Depuis son entrée en vigueur, le barème Macron fait l’objet de nombreuses controverses de la part de la doctrine mais divise également les conseils de prud’hommes. Certains sont allés jusqu’à s’affranchir des plafonds imposés par la loi (Angers, Amiens, Grenoble, Lyon, Troyes…). Leur motif ? Le barème ne serait pas compatible avec des principes découlant du droit international.

 

La saisine de la Cour de cassation pour avis et le « verdict »

Les conseils de prud’hommes de Louviers et de Toulouse ont refusé de se prononcer sur la conformité du barème aux normes de droit international et ont saisi la Cour de cassation pour avis.

La Cour de cassation a rendu son avis en formation plénière : le barème Macron est compatible avec les normes de droit international ! L’avis est rendu sans réserve, pas même concernant les salariés disposant d’une faible ancienneté pour lesquels l’effet du plafonnement est le plus fort.

 

Les conséquences de l’avis favorable de la Cour de cassation

À la lecture de l’avis, on pourrait penser que le débat sur la conventionalité du barème est clos. Mais techniquement, les juges du fond ne sont pas tenus par un avis de la Cour de cassation ! On peut imaginer que les conseils de prud’hommes et les cours d’appel rallieront l’avis de la Cour de cassation. En effet, en cas d’appel puis de pourvoi, nul doute que la chambre sociale suivra l’avis rendu en formation plénière.

Mais une décision du conseil de prud’hommes de Grenoble du 22 juillet dernier sème déjà le doute en résistant à l’avis de la Cour de cassation en décidant de s’émanciper du barème prud’homal…

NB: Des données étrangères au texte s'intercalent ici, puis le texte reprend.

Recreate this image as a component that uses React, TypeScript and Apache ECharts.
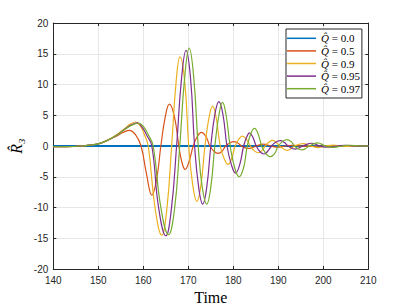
import React, { useEffect, useRef } from "react";
import * as echarts from "echarts";

const xTicks = { min: 140, max: 210, interval: 10 };
const yTicks = { min: -20, max: 20, interval: 5 };

const legendLabels = ["0.0", "0.5", "0.9", "0.95", "0.97"];
const colors = ["#0072BD", "#D95319", "#EDB120", "#7E2F8E", "#77AC30"];

const q00Time = [140, 210];
const q00Val = [0, 0];

const q05Time = [140,143,146,148,150,152,154,155.5,156.9,158.3,159.5,160.7,161.9,163.0,163.9,164.9,165.8,166.9,167.9,168.6,169.3,170.1,171.1,172.0,172.9,173.9,174.8,175.7,176.6,177.5,178.3,179.2,180.0,181.0,181.8,182.7,183.6,185.1,186.7,188.3,190.0,191.6,193.3,195.0,197.0,199.0,210];
const q05Val = [-0.12,-0.1,0.0,0.15,0.35,0.9,1.6,2.2,2.55,1.8,0,-4.5,-8.0,-5.2,0,4.8,6.8,4.8,0,-2.7,-3.8,-2.7,0,1.55,2.2,1.55,0,-0.85,-1.2,-0.85,0,0.5,0.7,0.5,0,-0.3,-0.4,0,0.3,0,-0.2,0,0.12,0,-0.08,0,0];

const q09Time = [140,143,146,148,150,152,154,156,157.2,158.3,159.3,160.2,161.1,162.6,164.1,165.2,166.3,167.3,168.15,169.2,170.1,171.0,171.9,172.8,173.7,174.6,175.4,176.2,177.1,178.0,178.8,179.6,180.4,181.2,182.0,182.9,183.8,184.7,185.5,186.3,187.1,187.9,188.7,189.5,190.3,192.0,193.7,195.5,197.2,199.0,200.6,202.2,204.0,205.8,207.5,210];
const q09Val = [-0.12,-0.1,0,0.15,0.35,0.95,1.8,2.9,3.6,3.9,3.3,1.9,0,-10,-14.5,-10.5,0,10.5,14.5,10.5,0,-6.4,-9.0,-6.4,0,4.6,6.5,4.6,0,-2.1,-3.0,-2.1,0,1.1,1.6,1.1,0,-0.8,-1.1,-0.8,0,0.6,0.9,0.6,0,-0.7,0,0.4,0,-0.25,0,0.15,0,-0.08,0,0];

const q095Time = [140,143,146,148,150,152,154,156,157.5,158.7,159.7,160.8,161.9,163.4,165.0,166.2,167.4,168.5,169.5,170.5,171.4,172.3,173.2,174.1,175.0,175.9,176.8,177.7,178.6,179.6,180.5,181.4,182.3,183.0,183.6,184.3,185.1,185.9,186.8,187.6,188.5,189.4,190.4,191.3,192.2,193.8,195.5,197.4,199.3,201.2,203.1,205.0,207.0,210];
const q095Val = [-0.12,-0.1,0,0.15,0.35,0.9,1.7,2.8,3.5,3.75,3.1,1.7,0,-10,-14.6,-10.5,0,11,15.55,11,0,-6.7,-9.45,-6.7,0,5.1,7.2,5.1,0,-3.1,-4.4,-3.1,0,1.5,2.15,1.5,0,-0.9,-1.3,-0.9,0,0.6,0.87,0.6,0,-0.5,0,0.45,0,-0.2,0,0.12,0,0];

const q097Time = [140,143,146,148,150,152,154,156,157.7,159.0,160.1,161.2,162.2,163.9,165.6,166.9,168.1,169.2,170.2,171.2,172.2,173.1,174.1,175.0,175.9,176.8,177.6,178.4,179.3,180.3,181.3,182.3,183.1,183.9,184.7,185.5,186.3,187.2,188.2,189.2,190.0,191.0,191.9,192.8,193.6,194.4,195.2,196.0,196.9,198.7,200.5,202.3,204.2,206.0,208.0,210];
const q097Val = [-0.12,-0.1,0,0.15,0.35,0.9,1.7,2.75,3.45,3.7,3.1,1.7,0,-10,-14.4,-10.5,0,11.2,15.9,11.2,0,-6.7,-9.45,-6.7,0,5,7.1,5,0,-3.5,-5.0,-3.5,0,2.0,2.85,2.0,0,-1.2,-1.75,-1.2,0,0.75,1.05,0.75,0,-0.45,-0.62,-0.45,0,0.5,0,-0.22,0,0.12,0,0];

const seriesTimes = [q00Time, q05Time, q09Time, q095Time, q097Time];
const seriesVals = [q00Val, q05Val, q09Val, q095Val, q097Val];

const yLabel = "R\u0302\u2083";

const AXIS = "#262626";
const GRID = "#e6e6e6";
const SERIF = "'Liberation Serif', 'DejaVu Serif', serif";
const SANS = "'Liberation Sans', Arial, sans-serif";

export default function App() {
  const ref = useRef<HTMLDivElement>(null);
  useEffect(() => {
    if (!ref.current) return;
    const chart = echarts.init(ref.current, null, { renderer: "svg" });
    const axisCommon = {
      axisLine: { show: true, onZero: false, lineStyle: { color: AXIS, width: 1 } },
      axisTick: { show: true, inside: true, length: 3, lineStyle: { color: AXIS } },
    };
    chart.setOption({
      animation: false,
      backgroundColor: "#ffffff",
      grid: {
        left: 53.3,
        right: 38.7,
        top: 23,
        bottom: 36,
        containLabel: false,
        outerBoundsMode: "none",
      },
      legend: {
        orient: "vertical",
        left: 286,
        top: 29,
        icon: "rect",
        itemWidth: 29,
        itemHeight: 1.5,
        itemGap: 0,
        padding: [3, 2, 3, 1],
        borderColor: AXIS,
        borderWidth: 1,
        backgroundColor: "#ffffff",
        data: legendLabels,
        formatter: (name: string) => `{q|Q\u0302} {t|= ${name}}`,
        textStyle: {
          fontFamily: SERIF,
          fontSize: 11,
          color: "#000",
          lineHeight: 12.6,
          rich: {
            q: { fontFamily: SERIF, fontStyle: "italic", fontSize: 11, lineHeight: 12.6 },
            t: { fontFamily: SERIF, fontSize: 11, lineHeight: 12.6 },
          },
        },
      },
      graphic: [
        {
          type: "text",
          x: 16,
          y: 146,
          rotation: Math.PI / 2,
          originX: 0,
          originY: 0,
          style: {
            text: yLabel,
            font: `italic 16px ${SERIF}`,
            align: "center",
            verticalAlign: "middle",
            fill: "#000",
          },
        },
      ],
      xAxis: [
        {
          type: "value",
          ...xTicks,
          position: "bottom",
          ...axisCommon,
          axisLabel: { color: AXIS, fontFamily: SANS, fontSize: 10, margin: 6 },
          splitLine: { show: true, lineStyle: { color: GRID, width: 1 } },
          name: "Time",
          nameLocation: "middle",
          nameGap: 15,
          nameTextStyle: { fontFamily: SERIF, fontSize: 16, color: "#000" },
        },
        {
          type: "value",
          ...xTicks,
          position: "top",
          ...axisCommon,
          axisLabel: { show: false },
          splitLine: { show: false },
        },
      ],
      yAxis: [
        {
          type: "value",
          ...yTicks,
          position: "left",
          ...axisCommon,
          axisLabel: { color: AXIS, fontFamily: SANS, fontSize: 10, margin: 5 },
          splitLine: { show: true, lineStyle: { color: GRID, width: 1 } },
        },
        {
          type: "value",
          ...yTicks,
          position: "right",
          ...axisCommon,
          axisLabel: { show: false },
          splitLine: { show: false },
        },
      ],
      series: legendLabels.map((label, i) => ({
        name: label,
        type: "line",
        xAxisIndex: 0,
        yAxisIndex: 0,
        data: seriesTimes[i].map((t, j) => [t, seriesVals[i][j]]),
        showSymbol: false,
        smooth: i === 0 ? false : 0.45,
        lineStyle: { color: colors[i], width: i === 0 ? 2 : 1.2 },
        itemStyle: { color: colors[i] },
        z: 2 + i,
      })),
    });
    return () => chart.dispose();
  }, []);
  return (
    <div
      ref={ref}
      style={{ position: "absolute", left: 0, top: 0, width: 407, height: 305 }}
    />
  );
}
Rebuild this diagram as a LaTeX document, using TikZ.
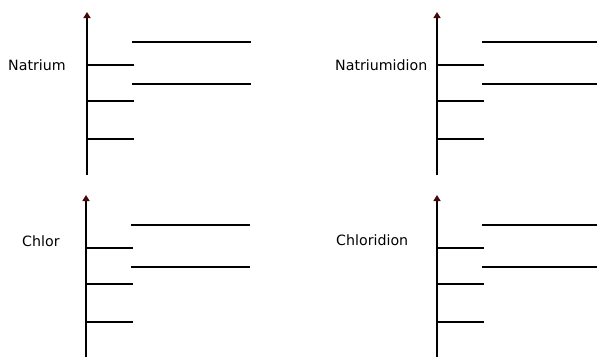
\documentclass[tikz,border=0pt]{standalone}
\usepackage{fontspec}
\setmainfont{DejaVu Sans}
\usetikzlibrary{arrows.meta}
\definecolor{tipred}{RGB}{70,8,8}
\tikzset{
  axisln/.style={draw=black, line width=1.6pt,
                 -{Triangle[length=6pt,width=7pt,color=tipred,fill=tipred]}},
  lvl/.style   ={draw=black, line width=1.3pt},
  lbl/.style   ={anchor=west, font=\fontsize{14.2}{17}\selectfont, inner sep=0pt},
}
\begin{document}
\begin{tikzpicture}[x=1pt,y=-1pt]
\useasboundingbox (0,0) rectangle (597,357);
% one energy diagram per element / ion
\foreach \ax/\ty/\by/\lx/\ly/\txt/\nm in {87/12/175/8/65/Natrium/na,
    437/12/175/335/65/Natriumidion/nai, 86/195/357/22/241/Chlor/cl,
    437/195/357/336/240/Chloridion/cli}{
  \coordinate (\nm-base) at (\ax,\by);
  \coordinate (\nm-tip) at (\ax,\ty);
  \draw[axisln] (\nm-base) -- (\nm-tip);
  \foreach \dy in {53,89,127} \draw[lvl] (\ax,\ty+\dy) -- (\ax+47,\ty+\dy);
  \foreach \dy in {30,72} \draw[lvl] (\ax+45,\ty+\dy) -- (\ax+164,\ty+\dy);
  \node[lbl] (\nm) at (\lx,\ly) {\txt};
}
\end{tikzpicture}
\end{document}
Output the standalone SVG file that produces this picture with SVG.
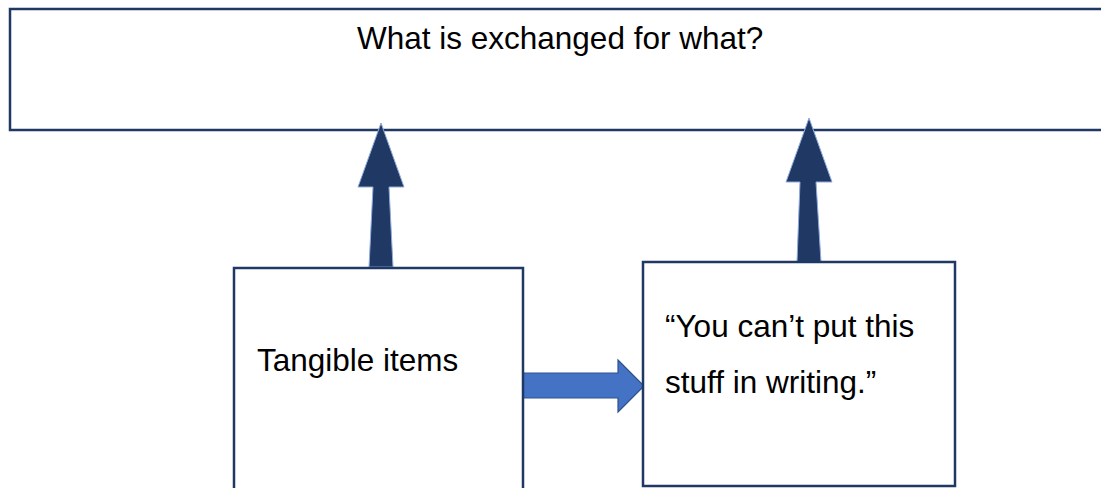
<svg xmlns="http://www.w3.org/2000/svg" width="1101" height="488" viewBox="0 0 1101 488">
  <style>
    .box { fill: #ffffff; stroke: #203864; stroke-width: 2.5; }
    .label { font-family: "Liberation Sans", Arial, sans-serif; font-size: 31.5px; fill: #000000; }
    .up { fill: #203864; stroke: #8faadc; stroke-width: 1; stroke-linejoin: miter; }
    .right { fill: #4472c4; stroke: #2f528f; stroke-width: 1.2; }
  </style>
  <rect width="1101" height="488" fill="#ffffff"/>

  <g id="exchange">
    <rect class="box" x="10" y="9" width="1100" height="121"/>
    <text class="label" x="357" y="49">What is exchanged for what?</text>
  </g>

  <g id="connectors">
    <polygon class="up" points="381,123 404,187 389,187 393,267 369,267 373,187 358,187"/>
    <polygon class="up" points="809,118 832,182 816,182 821,262 797,262 800,182 786,182"/>
    <polygon class="right" points="523,373 618,373 618,360 644,386 618,412 618,398 523,398"/>
  </g>

  <g id="tangible">
    <rect class="box" x="234" y="268" width="289" height="240"/>
    <text class="label" x="257" y="371">Tangible items</text>
  </g>

  <g id="unwritten">
    <rect class="box" x="643" y="262" width="312" height="224"/>
    <text class="label" x="665" y="337">“You can’t put this</text>
    <text class="label" x="665" y="393">stuff in writing.”</text>
  </g>
</svg>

Dès le 25 septembre 2019, les cours d’appel de Paris et de Reims amorceront la tendance puisqu’elles devront se prononcer sur des affaires mettant en cause la conventionalité du barème Macron.

 

L’impact du barème sur le contentieux prud’homal

Les avocats des salariés ont tendance à systématiquement demander au principal la nullité du licenciement afin d’écarter l’application du barème Macron pour obtenir un montant de dommages et intérêts non plafonné. La demande en licenciement sans cause réelle et sérieuse est reléguée à titre subsidiaire.

Les employeurs doivent donc s’attendre à voir leurs salariés plaider le harcèlement dans le but d’obtenir la nullité du licenciement.

Les demandes annexes, notamment relatives à l’exécution du contrat de travail (rappels d’heures supplémentaires, manquements de l’employeur à son obligation de sécurité, à son obligation de formation) se multiplient et peuvent lourdement faire augmenter l’addition…

Toutes ces demandes cumulées peuvent aboutir au versement par l’employeur de montants plus importants que ceux liés à l’absence de cause réelle et sérieuse !

L’employeur doit donc garder en tête que le barème Macron va pousser les avocats des salariés à multiplier leurs chefs de demande pour compenser la restriction du montant des indemnités prud’homales.

 

Important : Une transaction est valables seulement si le licenciement est notifié par lettre recommandée avec accusé de réception.